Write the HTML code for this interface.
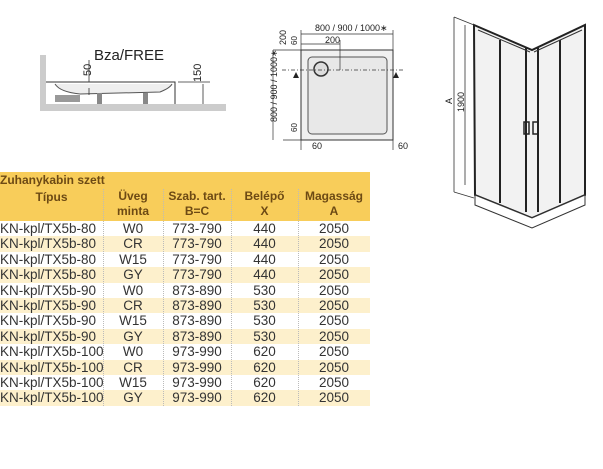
<!DOCTYPE html>
<html><head><meta charset="utf-8"><style>
body{margin:0;width:603px;height:469px;background:#fff;overflow:hidden;position:relative;font-family:"Liberation Sans",sans-serif}
svg{position:absolute;left:0;top:0}
.t{position:absolute;left:0;top:172px;width:370px}
.hd{position:absolute;left:0;top:0;width:370px;height:49px;background:#f8cd5a}
.row{position:absolute;left:0;width:370px;height:15.4px;font-size:13.5px;color:#333;line-height:15.4px}
.row span,.hd span{position:absolute;text-align:center;white-space:nowrap}
.hd span{color:#6d4a14;font-weight:bold;font-size:12px;line-height:15px}
.sep{position:absolute;height:217px;border-left:1px dotted #bbb;z-index:2}
</style></head><body>
<svg width="603" height="469" viewBox="0 0 603 469">
<rect x="40" y="55" width="6" height="55" fill="#ccc"/>
<rect x="40" y="104" width="186" height="7" fill="#ccc"/>
<path d="M46 82 H175 V104" stroke="#333" fill="none" stroke-width="1"/>
<path d="M55 84 Q60 92 80 94 L160 92 Q170 88 172 84" stroke="#555" fill="#eee" stroke-width="1"/>
<rect x="55" y="95" width="25" height="7" fill="#999"/>
<rect x="97" y="93" width="5" height="11" fill="#888"/>
<rect x="143" y="93" width="5" height="11" fill="#888"/>
<text x="94" y="60" font-size="15" fill="#222">Bza/FREE</text>
<text x="91" y="76" font-size="11" fill="#222" transform="rotate(-90 91 76)">50</text>
<text x="201" y="82" font-size="11" fill="#222" transform="rotate(-90 201 82)">150</text>
<path d="M89 60 V82 M89 88 V95 M203 84 V104 M178 82 H210" stroke="#333" stroke-width="0.8"/>
<rect x="301" y="50" width="92" height="90" fill="#f0f0f0" stroke="#333"/>
<rect x="308" y="57" width="79" height="77" rx="4" fill="#e8e8e8" stroke="#555"/>
<circle cx="321" cy="69" r="7" fill="#ddd" stroke="#333" stroke-width="1.5"/>
<path d="M282 70 H405" stroke="#333" stroke-dasharray="4,2,1,2" stroke-width="0.8"/>
<path d="M301 34 H393 M301 44 H340 M273 50 H301 M283 140 H301 M273 50 V140 M301 30 V150 M393 30 V150 M340 40 V70" stroke="#333" stroke-width="0.7"/>
<text x="315" y="31" font-size="9" fill="#222">800 / 900 / 1000∗</text>
<text x="325" y="43" font-size="9" fill="#222">200</text>
<text x="277" y="122" font-size="9" fill="#222" transform="rotate(-90 277 122)">800 / 900 / 1000∗</text>
<text x="286" y="45" font-size="9" fill="#222" transform="rotate(-90 286 45)">200</text>
<text x="297" y="45" font-size="8" fill="#222" transform="rotate(-90 297 45)">60</text>
<text x="297" y="132" font-size="8" fill="#222" transform="rotate(-90 297 132)">60</text>
<text x="312" y="149" font-size="9" fill="#222">60</text>
<text x="398" y="149" font-size="9" fill="#222">60</text>
<path d="M293 78 l3 -6 l3 6 z M393 78 l3 -6 l3 6 z" fill="#222"/>
<path d="M474 25 L532 50 L585 25 L585 195 L532 218 L475 195 Z" fill="#f2f2f2" stroke="#222" stroke-width="2"/>
<path d="M475 195 L532 218 L585 195 L585 205 L532 228 L475 205 Z" fill="#fff" stroke="#333"/>
<path d="M500 40 V203 M526 48 V212 M538 48 V212 M560 40 V203" stroke="#222" stroke-width="2"/>
<path d="M478 30 L530 52 M534 52 L582 30" stroke="#333"/>
<rect x="524" y="122" width="5" height="12" fill="none" stroke="#222" stroke-width="1.5"/>
<rect x="533" y="122" width="5" height="12" fill="none" stroke="#222" stroke-width="1.5"/>
<path d="M454 17 V192 M465 25 V185 M454 17 L474 25 M454 192 L474 198" stroke="#333" stroke-width="0.8"/>
<text x="452" y="104" font-size="9" fill="#222" transform="rotate(-90 452 104)">A</text>
<text x="464" y="112" font-size="9" fill="#222" transform="rotate(-90 464 112)">1900</text>
</svg>
<div class="t">
<div class="hd">
<span style="left:0;top:1px;text-align:left">Zuhanykabin szett</span>
<span style="left:0;width:103px;top:18px">Típus</span>
<span style="left:103px;width:60px;top:17px">Üveg<br>minta</span>
<span style="left:163px;width:68px;top:17px">Szab. tart.<br>B=C</span>
<span style="left:231px;width:67px;top:17px">Belépő<br>X</span>
<span style="left:298px;width:72px;top:17px">Magasság<br>A</span>
</div>
<div class="sep" style="left:103px;top:17px"></div><div class="sep" style="left:163px;top:17px"></div><div class="sep" style="left:231px;top:17px"></div><div class="sep" style="left:298px;top:17px"></div>
</div>
<div style="position:absolute;left:0;top:221px">
<div class="row" style="top:0;background:#fff"><span style="left:0">KN-kpl/TX5b-80</span><span style="left:103px;width:60px">W0</span><span style="left:163px;width:68px">773-790</span><span style="left:231px;width:67px">440</span><span style="left:298px;width:72px">2050</span></div>
<div class="row" style="top:15.4px;background:#fdf0cc"><span style="left:0">KN-kpl/TX5b-80</span><span style="left:103px;width:60px">CR</span><span style="left:163px;width:68px">773-790</span><span style="left:231px;width:67px">440</span><span style="left:298px;width:72px">2050</span></div>
<div class="row" style="top:30.8px;background:#fff"><span style="left:0">KN-kpl/TX5b-80</span><span style="left:103px;width:60px">W15</span><span style="left:163px;width:68px">773-790</span><span style="left:231px;width:67px">440</span><span style="left:298px;width:72px">2050</span></div>
<div class="row" style="top:46.2px;background:#fdf0cc"><span style="left:0">KN-kpl/TX5b-80</span><span style="left:103px;width:60px">GY</span><span style="left:163px;width:68px">773-790</span><span style="left:231px;width:67px">440</span><span style="left:298px;width:72px">2050</span></div>
<div class="row" style="top:61.6px;background:#fff"><span style="left:0">KN-kpl/TX5b-90</span><span style="left:103px;width:60px">W0</span><span style="left:163px;width:68px">873-890</span><span style="left:231px;width:67px">530</span><span style="left:298px;width:72px">2050</span></div>
<div class="row" style="top:77px;background:#fdf0cc"><span style="left:0">KN-kpl/TX5b-90</span><span style="left:103px;width:60px">CR</span><span style="left:163px;width:68px">873-890</span><span style="left:231px;width:67px">530</span><span style="left:298px;width:72px">2050</span></div>
<div class="row" style="top:92.4px;background:#fff"><span style="left:0">KN-kpl/TX5b-90</span><span style="left:103px;width:60px">W15</span><span style="left:163px;width:68px">873-890</span><span style="left:231px;width:67px">530</span><span style="left:298px;width:72px">2050</span></div>
<div class="row" style="top:107.8px;background:#fdf0cc"><span style="left:0">KN-kpl/TX5b-90</span><span style="left:103px;width:60px">GY</span><span style="left:163px;width:68px">873-890</span><span style="left:231px;width:67px">530</span><span style="left:298px;width:72px">2050</span></div>
<div class="row" style="top:123.2px;background:#fff"><span style="left:0">KN-kpl/TX5b-100</span><span style="left:103px;width:60px">W0</span><span style="left:163px;width:68px">973-990</span><span style="left:231px;width:67px">620</span><span style="left:298px;width:72px">2050</span></div>
<div class="row" style="top:138.6px;background:#fdf0cc"><span style="left:0">KN-kpl/TX5b-100</span><span style="left:103px;width:60px">CR</span><span style="left:163px;width:68px">973-990</span><span style="left:231px;width:67px">620</span><span style="left:298px;width:72px">2050</span></div>
<div class="row" style="top:154px;background:#fff"><span style="left:0">KN-kpl/TX5b-100</span><span style="left:103px;width:60px">W15</span><span style="left:163px;width:68px">973-990</span><span style="left:231px;width:67px">620</span><span style="left:298px;width:72px">2050</span></div>
<div class="row" style="top:169.4px;background:#fdf0cc"><span style="left:0">KN-kpl/TX5b-100</span><span style="left:103px;width:60px">GY</span><span style="left:163px;width:68px">973-990</span><span style="left:231px;width:67px">620</span><span style="left:298px;width:72px">2050</span></div>
</div>
</body></html>
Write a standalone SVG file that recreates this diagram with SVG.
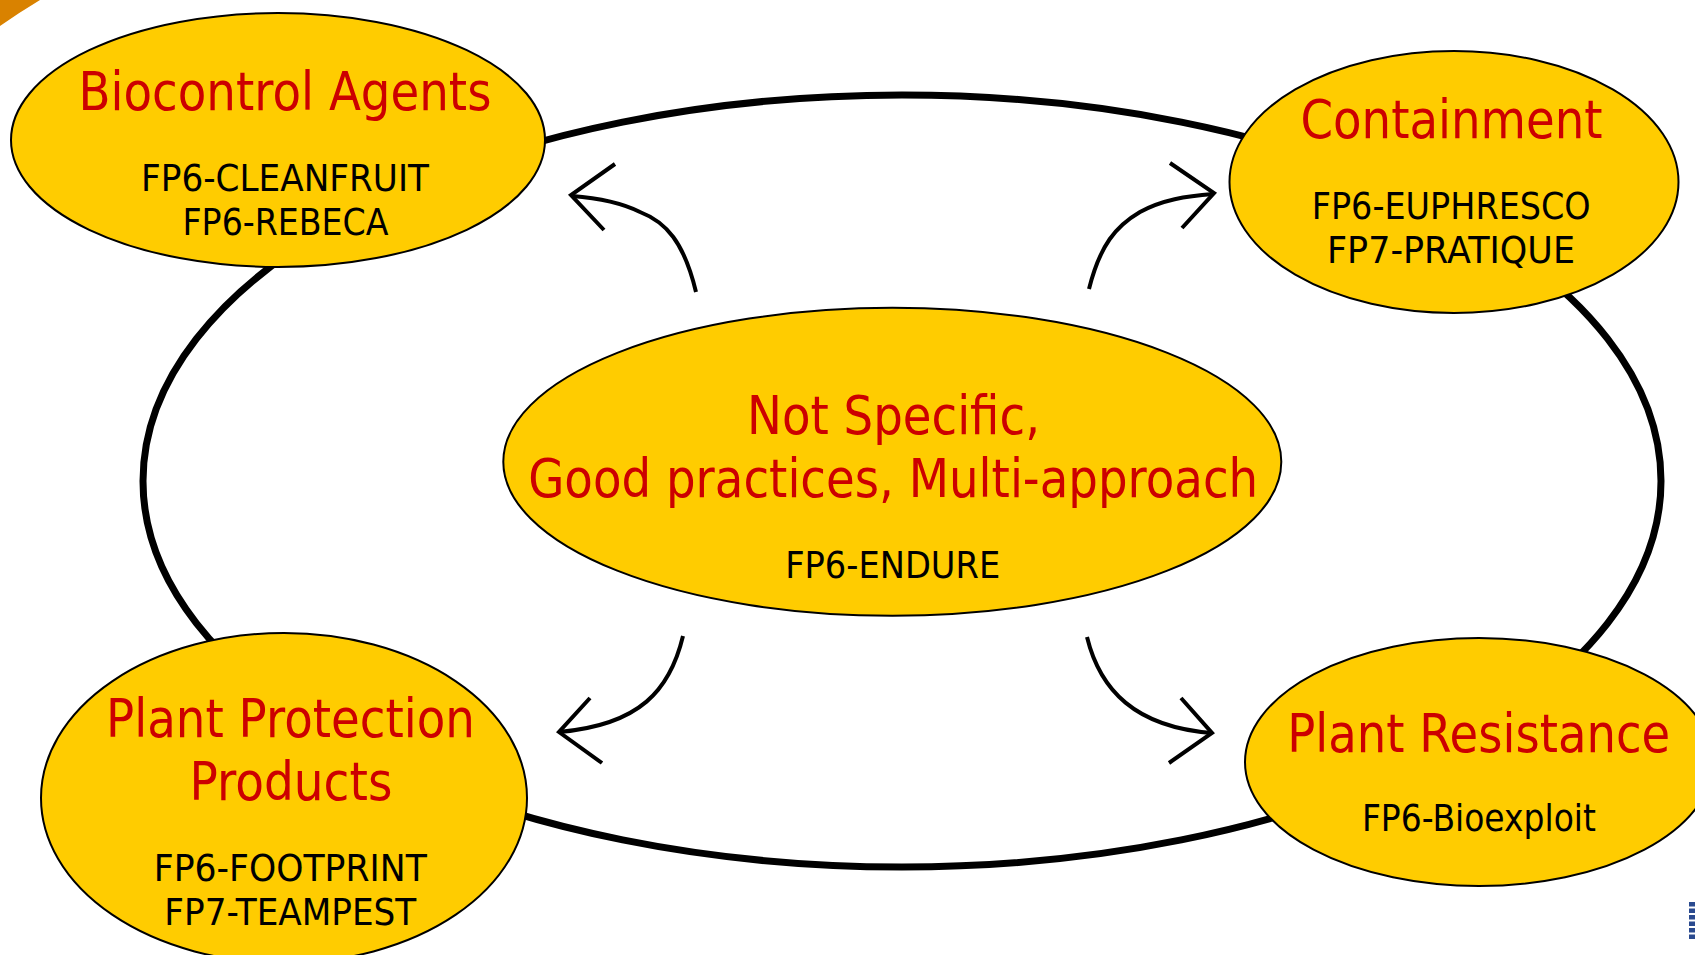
<svg xmlns="http://www.w3.org/2000/svg" width="1695" height="955" viewBox="0 0 1695 955">
  <style>
    .node { fill: #FFCC00; stroke: #000; stroke-width: 2; }
    .title { font-family: "DejaVu Sans", "Liberation Sans", sans-serif; font-size: 52.5px; fill: #CC0000; text-anchor: middle; }
    .sub { font-family: "DejaVu Sans", "Liberation Sans", sans-serif; font-size: 37.5px; fill: #000; text-anchor: middle; }
    .loop { fill: none; stroke: #000; stroke-width: 7; }
    .arrow { fill: none; stroke: #000; stroke-width: 4; }
  </style>
  <rect width="1695" height="955" fill="#fff"/>
  <path d="M0,0 L40,0 Q20,12 0,26 Z" fill="#D98200"/>
  <g id="logo-fragment" fill="#2A4A8F">
    <rect x="1689" y="902" width="6" height="4.5"/>
    <rect x="1689" y="908.5" width="6" height="4.5"/>
    <rect x="1689" y="915" width="6" height="4.5"/>
    <rect x="1689" y="921.5" width="6" height="4.5"/>
    <rect x="1689" y="928" width="6" height="4.5"/>
    <rect x="1689" y="934.5" width="6" height="4.5"/>
  </g>
  <g id="connectors">
    <ellipse class="loop" cx="902" cy="481" rx="759" ry="386"/>
    <path class="arrow" d="M696,292 C684,242 666,222 640,212 C620,202 598,198 572,196"/>
    <polyline class="arrow" points="615,164 571,195 604,230"/>
    <path class="arrow" d="M1089,289 C1100,245 1116,226 1140,212 C1162,200 1186,196 1213,194"/>
    <polyline class="arrow" points="1170,163 1214,193 1182,228"/>
    <path class="arrow" d="M683,636 C670,690 640,725 559,732"/>
    <polyline class="arrow" points="590,698 559,732 602,763"/>
    <path class="arrow" d="M1087,637 C1100,690 1135,727 1212,733"/>
    <polyline class="arrow" points="1181,698 1212,733 1169,763"/>
  </g>
  <g id="node-biocontrol">
    <ellipse class="node" cx="278" cy="140" rx="267" ry="127"/>
    <text class="title" x="285" y="110" textLength="413" lengthAdjust="spacingAndGlyphs">Biocontrol Agents</text>
    <text class="sub" x="285" y="190.7" textLength="288" lengthAdjust="spacingAndGlyphs">FP6-CLEANFRUIT</text>
    <text class="sub" x="285.5" y="235" textLength="206" lengthAdjust="spacingAndGlyphs">FP6-REBECA</text>
  </g>
  <g id="node-containment">
    <ellipse class="node" cx="1454" cy="182" rx="224.5" ry="131"/>
    <text class="title" x="1451.5" y="138.3" textLength="302" lengthAdjust="spacingAndGlyphs">Containment</text>
    <text class="sub" x="1451.2" y="219" textLength="279" lengthAdjust="spacingAndGlyphs">FP6-EUPHRESCO</text>
    <text class="sub" x="1451" y="263.3" textLength="248" lengthAdjust="spacingAndGlyphs">FP7-PRATIQUE</text>
  </g>
  <g id="node-central">
    <ellipse class="node" cx="892.3" cy="461.8" rx="389" ry="154"/>
    <text class="title" x="893.5" y="434" textLength="293" lengthAdjust="spacingAndGlyphs">Not Specific,</text>
    <text class="title" x="893.2" y="497.3" textLength="730" lengthAdjust="spacingAndGlyphs">Good practices, Multi-approach</text>
    <text class="sub" x="892.7" y="577.7" textLength="215" lengthAdjust="spacingAndGlyphs">FP6-ENDURE</text>
  </g>
  <g id="node-ppp">
    <ellipse class="node" cx="284" cy="798" rx="243" ry="165"/>
    <text class="title" x="290.5" y="736.7" textLength="369" lengthAdjust="spacingAndGlyphs">Plant Protection</text>
    <text class="title" x="290.9" y="800" textLength="203" lengthAdjust="spacingAndGlyphs">Products</text>
    <text class="sub" x="290.3" y="880.7" textLength="273" lengthAdjust="spacingAndGlyphs">FP6-FOOTPRINT</text>
    <text class="sub" x="290.3" y="925" textLength="252" lengthAdjust="spacingAndGlyphs">FP7-TEAMPEST</text>
  </g>
  <g id="node-resistance">
    <ellipse class="node" cx="1479" cy="762" rx="234" ry="124"/>
    <text class="title" x="1478.7" y="751.7" textLength="383" lengthAdjust="spacingAndGlyphs">Plant Resistance</text>
    <text class="sub" x="1478.9" y="830.7" textLength="234" lengthAdjust="spacingAndGlyphs">FP6-Bioexploit</text>
  </g>
</svg>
◇ ◇ ◇ ◇
**TASK**
Gather every line containing the word "this" and copy it.

**THE REPLY**
Write the HTML code for this interface.
Write a standalone SVG file that recreates this diagram with SVG.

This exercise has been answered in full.